As being part of the Gel-Cumulus series, we compared the 20 to earlier versions. As for the overall fit, we find that this pair is more friendly, in terms of the midfoot and toe box area. Both accommodate much better. The toe box is wider; albeit, it is not great for wide feet, and the midfoot hugs nicely. Aesthetically speaking, this model pops with a modern feel and has some artistic qualities, as well. The gel technologies in the forefoot and rearfoot work well, as they should. And the flexibility isn't too bad, either. Also, the design does compliment a person with an under, neutral pronation type. In fact, the only place where we find a step backward is in the FluidRide midsole. It is stiffer than previous versions. So, for those who are accustomed to the spongy feel of earlier versions, they will be disappointed. But for people who prefer that in-between place of spongy and rigidity, this item hits the mark. And because the rigidity does not cause unusual amounts of pain after the break-in period, we leave the choice up to you. In this case, it really is about preference.

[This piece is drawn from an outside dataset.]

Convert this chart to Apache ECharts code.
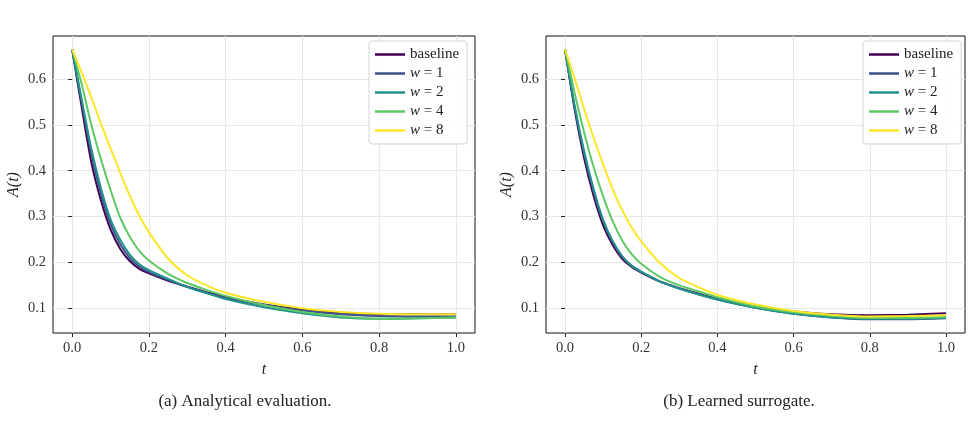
<!DOCTYPE html>
<html>
<head>
<meta charset="utf-8">
<script src="https://cdn.jsdelivr.net/npm/echarts@6/dist/echarts.min.js"></script>
<style>
  html, body { margin: 0; padding: 0; background: #fff; }
  #chart { width: 971px; height: 435px; }
</style>
</head>
<body>
<div id="chart"></div>
<script>
// time samples shared by every curve
const tValues = [0, 0.025, 0.05, 0.075, 0.1, 0.125, 0.15, 0.175, 0.2, 0.25, 0.3, 0.35, 0.4, 0.5, 0.6, 0.7, 0.8, 0.9, 1.0];

const seriesNames = ['baseline', 'w = 1', 'w = 2', 'w = 4', 'w = 8'];
const seriesColors = ['#440154', '#3b528b', '#21918c', '#5ec962', '#fde725'];

// (a) analytical evaluation
const analyticBaseline = [0.665, 0.538, 0.418, 0.335, 0.272, 0.230, 0.203, 0.186, 0.176, 0.160, 0.147, 0.135, 0.124, 0.108, 0.097, 0.090, 0.087, 0.087, 0.087];
const analyticW1 = [0.665, 0.548, 0.437, 0.350, 0.284, 0.240, 0.210, 0.191, 0.179, 0.162, 0.147, 0.134, 0.123, 0.107, 0.095, 0.087, 0.083, 0.082, 0.082];
const analyticW2 = [0.665, 0.555, 0.448, 0.362, 0.294, 0.250, 0.217, 0.196, 0.183, 0.164, 0.146, 0.133, 0.120, 0.102, 0.089, 0.080, 0.077, 0.078, 0.080];
const analyticW4 = [0.665, 0.588, 0.500, 0.425, 0.358, 0.298, 0.256, 0.225, 0.204, 0.175, 0.155, 0.140, 0.127, 0.107, 0.092, 0.082, 0.077, 0.078, 0.080];
const analyticW8 = [0.665, 0.614, 0.560, 0.503, 0.449, 0.396, 0.346, 0.302, 0.266, 0.208, 0.172, 0.150, 0.134, 0.114, 0.100, 0.092, 0.088, 0.087, 0.087];

// (b) learned surrogate
const learnedBaseline = [0.665, 0.535, 0.428, 0.345, 0.281, 0.238, 0.208, 0.190, 0.178, 0.158, 0.144, 0.132, 0.121, 0.104, 0.093, 0.087, 0.085, 0.086, 0.089];
const learnedW1 = [0.665, 0.540, 0.438, 0.355, 0.289, 0.244, 0.212, 0.192, 0.179, 0.158, 0.143, 0.131, 0.119, 0.101, 0.088, 0.080, 0.076, 0.076, 0.078];
const learnedW2 = [0.665, 0.543, 0.443, 0.360, 0.293, 0.247, 0.214, 0.193, 0.180, 0.158, 0.143, 0.130, 0.119, 0.101, 0.088, 0.080, 0.077, 0.077, 0.079];
const learnedW4 = [0.665, 0.570, 0.484, 0.408, 0.344, 0.290, 0.248, 0.218, 0.197, 0.168, 0.150, 0.137, 0.124, 0.104, 0.091, 0.083, 0.079, 0.079, 0.081];
const learnedW8 = [0.665, 0.602, 0.535, 0.472, 0.414, 0.360, 0.314, 0.276, 0.246, 0.198, 0.166, 0.146, 0.129, 0.108, 0.094, 0.086, 0.082, 0.083, 0.085];

const xTicks = [0, 0.2, 0.4, 0.6, 0.8, 1.0];
const yTicks = [0.1, 0.2, 0.3, 0.4, 0.5, 0.6];
const captions = ['(a) Analytical evaluation.', '(b) Learned surrogate.'];

const panels = [
  [analyticBaseline, analyticW1, analyticW2, analyticW4, analyticW8],
  [learnedBaseline, learnedW1, learnedW2, learnedW4, learnedW8]
];

const FONT = 'Liberation Serif';
const gridLeft = [53, 546];
const gridWidth = [422, 419];

function makeXAxis(i) {
  return {
    type: 'value', gridIndex: i, min: -0.05, max: 1.05,
    name: 't', nameLocation: 'middle', nameGap: 29,
    nameTextStyle: {fontFamily: FONT, fontStyle: 'italic', fontSize: 16, color: '#222'},
    axisLine: {show: false},
    axisTick: {show: true, customValues: xTicks, length: 4, lineStyle: {color: '#222'}},
    axisLabel: {customValues: xTicks, fontFamily: FONT, fontSize: 14.5, color: '#333', margin: 8,
      formatter: v => v.toFixed(1)},
    splitLine: {show: true, lineStyle: {color: '#e8e8e8', width: 1}}
  };
}

function makeYAxis(i) {
  return {
    type: 'value', gridIndex: i, min: 0.046, max: 0.694,
    name: 'A(t)', nameLocation: 'middle', nameGap: 31, nameRotate: 90,
    nameTextStyle: {fontFamily: FONT, fontStyle: 'italic', fontSize: 16, color: '#222'},
    axisLine: {show: false},
    axisTick: {show: true, customValues: yTicks, length: 4, lineStyle: {color: '#222'}},
    axisLabel: {customValues: yTicks, fontFamily: FONT, fontSize: 14.5, color: '#333', margin: 7,
      formatter: v => v.toFixed(1)},
    splitLine: {show: true, lineStyle: {color: '#e8e8e8', width: 1}}
  };
}

function legendLabel(name) {
  if (name === 'baseline') return '{n|baseline}';
  return '{i|w}{n| = ' + name.split('=')[1].trim() + '}';
}

function makeLegend(i) {
  return {
    left: [369, 863][i], top: 41,
    orient: 'vertical', itemGap: 4,
    itemWidth: 30, itemHeight: 2.5, icon: 'rect',
    padding: [6, 8, 6, 6],
    borderColor: '#d5d5d5', borderWidth: 1, borderRadius: 3,
    backgroundColor: 'rgba(255,255,255,0.85)',
    data: seriesNames,
    formatter: legendLabel,
    textStyle: {
      fontFamily: FONT, fontSize: 15, color: '#222',
      rich: {
        n: {fontFamily: FONT, fontSize: 15, color: '#222'},
        i: {fontFamily: FONT, fontSize: 15, fontStyle: 'italic', color: '#222'}
      }
    }
  };
}

const series = [];
panels.forEach((curves, p) => {
  curves.forEach((vals, k) => {
    series.push({
      type: 'line', name: seriesNames[k], xAxisIndex: p, yAxisIndex: p,
      data: tValues.map((t, j) => [t, vals[j]]),
      showSymbol: false, smooth: 0.25,
      lineStyle: {color: seriesColors[k], width: 2},
      itemStyle: {color: seriesColors[k]},
      z: 2 + k
    });
  });
});

const chart = echarts.init(document.getElementById('chart'), null, {renderer: 'canvas'});
chart.setOption({
  animation: false,
  backgroundColor: '#fff',
  title: captions.map((c, i) => ({
    text: c, left: [240, 734][i], top: 388, textAlign: 'center',
    textStyle: {fontFamily: FONT, fontSize: 17, fontWeight: 'normal', color: '#222'}
  })),
  grid: [0, 1].map(i => ({
    left: gridLeft[i], top: 36, width: gridWidth[i], height: 297,
    show: true, borderColor: '#111', borderWidth: 1, backgroundColor: 'transparent'
  })),
  legend: [makeLegend(0), makeLegend(1)],
  xAxis: [makeXAxis(0), makeXAxis(1)],
  yAxis: [makeYAxis(0), makeYAxis(1)],
  series: series
});
</script>
</body>
</html>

When we compare this item to others in the genre, we find that the price is not bad at all. After considering all of the technologies present, this product actually seems like a good deal. For those who love ASICS, this pair passes the bar, if you are looking for a feel which has some firmness intermingling with sponginess. But for those who prefer that all-out spongy feel, you will not find that with these. Furthermore, the overall longevity is okay and the performance sits high. These do have a decent amount of energy return and absorb shock adequately. The breathability factor is decent, as is the flexibility attribute. Component-wise, we find that this pair is more than sufficient for runners and the overall structuring remains solid. As such, ASICS receives a thumb's up for the pricing.


This product has a blueprint which centrally focuses around those with under, neutral pronation types. Anyone not having this type might find that these will cause undue pain, as the very design is so specific. For example, if you read a review of someone who loved the feel of the Kayano series but absolutely hated this model, it isn't the fault of the footwear. The Kayano series is made specific to overpronation types and this is not. Understanding your pronation type is a paramount and absolute must. Without knowing your type, you cannot even begin to shop for the correct products. The simplest way to find out is to visit your local sportswear store. Most retailers have a means for checking your pronation type. If there is no store near you, then you can always visit your doctor to find out. Either way, you need to know your pronation prior to purchasing footwear, especially footwear which gears to a specific set, such as this pair. When it is all said and done, this model does give ample support for the pronation type in which it is intended.

Bottom Line

After careful consideration and examination, thereof, we find this product to meet our expectations. When applied to the correct pronation type, there is a general consensus of enjoyment with this product. Furthermore, people don't seem to mind the added rigidity when compared to earlier versions of the same model. The biggest complaints come from those who wear other models in the ASICS running shoe genre. But upon closer evaluation, most are comparing this model to other models which are of another pronation type. Of course, these will hurt if they are not of your pronation type. They should. Otherwise, they would not be doing their job for those who need them. After bearing in mind all of the qualities, components, and pricing, we determine this item to be a good buy. So, if you are an under, neutral pronator, then you might give these a whirl. The support is there, with performance right along with it.